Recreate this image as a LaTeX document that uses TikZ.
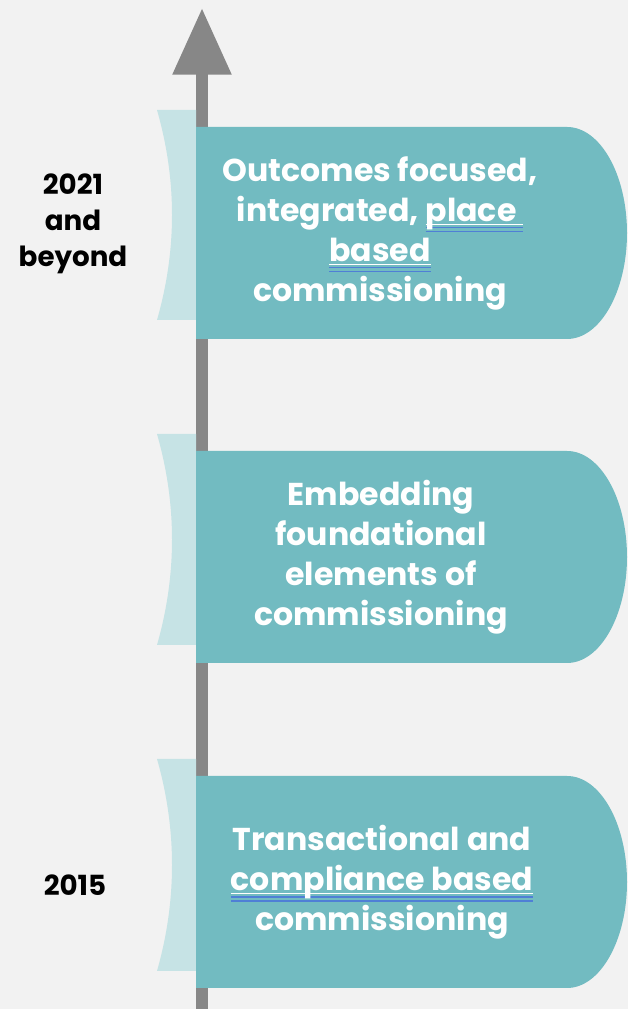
\documentclass[tikz,border=0pt]{standalone}
\usepackage{fontspec}
\setmainfont{Poppins}
\usepackage{xcolor}
\usepackage{tikz}
\usetikzlibrary{arrows.meta}
\definecolor{pagebg}{HTML}{F2F2F2}
\definecolor{stageteal}{HTML}{72BBC1}
\definecolor{tabteal}{HTML}{C6E3E5}
\definecolor{axisgray}{HTML}{878787}
\definecolor{markblue}{HTML}{4F7FD6}
% white underline with the blue double mark under it
\newcommand\spellmark[1]{\setbox0=\hbox{#1}%
  \rlap{\color{white}\rule[-3pt]{\wd0}{0.9pt}}%
  \rlap{\color{markblue}\rule[-5.6pt]{\wd0}{1.2pt}}%
  \rlap{\color{markblue}\rule[-8.4pt]{\wd0}{1.2pt}}\box0}
\tikzset{
  axis/.style={draw=axisgray, line width=9pt, -{Triangle[width=42pt,length=50pt]}},
  stagebox/.style={fill=stageteal},
  stagetab/.style={fill=tabteal},
  stagetext/.style={text=white, font=\bfseries\fontsize{23.7}{30}\selectfont, align=center, inner sep=0pt},
  yeartext/.style={text=black, font=\bfseries\fontsize{20.8}{27}\selectfont, align=center, inner sep=0pt},
}
\begin{document}
\begin{tikzpicture}[x=0.75pt,y=0.75pt]
  \fill[pagebg] (0,0) rectangle (628,1009);
  \useasboundingbox (0,0) rectangle (628,1009);

  % timeline axis
  \coordinate (axisfoot) at (202,0);
  \coordinate (axistip) at (202,1001);
  \draw[axis] (axisfoot) -- (axistip);

  % tabs on the left of each stage
  \fill[stagetab] (196,38) -- (157,38) .. controls (177,108) and (177,180) .. (157,250) -- (196,250) -- cycle;
  \fill[stagetab] (196,364) -- (157,364) .. controls (177,434) and (177,505) .. (157,575) -- (196,575) -- cycle;
  \fill[stagetab] (196,689) -- (157,689) .. controls (177,759) and (177,829) .. (157,899) -- (196,899) -- cycle;

  % stage boxes, round on the right
  \fill[stagebox] (196,21) -- (196,233) -- (567,233) arc[start angle=90, end angle=-90, x radius=45pt, y radius=79.5pt] -- cycle;
  \fill[stagebox] (196,346) -- (196,558) -- (567,558) arc[start angle=90, end angle=-90, x radius=45pt, y radius=79.5pt] -- cycle;
  \fill[stagebox] (196,670) -- (196,882) -- (567,882) arc[start angle=90, end angle=-90, x radius=45pt, y radius=79.5pt] -- cycle;

  % stage texts
  \node[stagetext] (stage1) at (380,776) {Outcomes focused,\\integrated, \spellmark{place\ }\\\spellmark{based}\\commissioning};
  \node[stagetext] (stage2) at (381,452) {Embedding\\foundational\\elements of\\commissioning};
  \node[stagetext] (stage3) at (382,127) {Transactional and\\\spellmark{compliance based}\\commissioning};

  % years
  \node[yeartext] (yearlate) at (73,785) {2021\\and\\beyond};
  \node[yeartext] (yearearly) at (75,124) {2015};
\end{tikzpicture}
\end{document}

* **OBJECTIVE**
Quote the material exactly. Pictures stay out.

* **RESPONSE**
Recreate this image as a LaTeX document that uses TikZ.
\documentclass[tikz,border=0pt]{standalone}
\usepackage{fontspec}
\setmainfont{Poppins}
\usepackage{xcolor}
\usepackage{tikz}
\usetikzlibrary{arrows.meta}
\definecolor{pagebg}{HTML}{F2F2F2}
\definecolor{stageteal}{HTML}{72BBC1}
\definecolor{tabteal}{HTML}{C6E3E5}
\definecolor{axisgray}{HTML}{878787}
\definecolor{markblue}{HTML}{4F7FD6}
% white underline with the blue double mark under it
\newcommand\spellmark[1]{\setbox0=\hbox{#1}%
  \rlap{\color{white}\rule[-3pt]{\wd0}{0.9pt}}%
  \rlap{\color{markblue}\rule[-5.6pt]{\wd0}{1.2pt}}%
  \rlap{\color{markblue}\rule[-8.4pt]{\wd0}{1.2pt}}\box0}
\tikzset{
  axis/.style={draw=axisgray, line width=9pt, -{Triangle[width=42pt,length=50pt]}},
  stagebox/.style={fill=stageteal},
  stagetab/.style={fill=tabteal},
  stagetext/.style={text=white, font=\bfseries\fontsize{23.7}{30}\selectfont, align=center, inner sep=0pt},
  yeartext/.style={text=black, font=\bfseries\fontsize{20.8}{27}\selectfont, align=center, inner sep=0pt},
}
\begin{document}
\begin{tikzpicture}[x=0.75pt,y=0.75pt]
  \fill[pagebg] (0,0) rectangle (628,1009);
  \useasboundingbox (0,0) rectangle (628,1009);

  % timeline axis
  \coordinate (axisfoot) at (202,0);
  \coordinate (axistip) at (202,1001);
  \draw[axis] (axisfoot) -- (axistip);

  % tabs on the left of each stage
  \fill[stagetab] (196,38) -- (157,38) .. controls (177,108) and (177,180) .. (157,250) -- (196,250) -- cycle;
  \fill[stagetab] (196,364) -- (157,364) .. controls (177,434) and (177,505) .. (157,575) -- (196,575) -- cycle;
  \fill[stagetab] (196,689) -- (157,689) .. controls (177,759) and (177,829) .. (157,899) -- (196,899) -- cycle;

  % stage boxes, round on the right
  \fill[stagebox] (196,21) -- (196,233) -- (567,233) arc[start angle=90, end angle=-90, x radius=45pt, y radius=79.5pt] -- cycle;
  \fill[stagebox] (196,346) -- (196,558) -- (567,558) arc[start angle=90, end angle=-90, x radius=45pt, y radius=79.5pt] -- cycle;
  \fill[stagebox] (196,670) -- (196,882) -- (567,882) arc[start angle=90, end angle=-90, x radius=45pt, y radius=79.5pt] -- cycle;

  % stage texts
  \node[stagetext] (stage1) at (380,776) {Outcomes focused,\\integrated, \spellmark{place\ }\\\spellmark{based}\\commissioning};
  \node[stagetext] (stage2) at (381,452) {Embedding\\foundational\\elements of\\commissioning};
  \node[stagetext] (stage3) at (382,127) {Transactional and\\\spellmark{compliance based}\\commissioning};

  % years
  \node[yeartext] (yearlate) at (73,785) {2021\\and\\beyond};
  \node[yeartext] (yearearly) at (75,124) {2015};
\end{tikzpicture}
\end{document}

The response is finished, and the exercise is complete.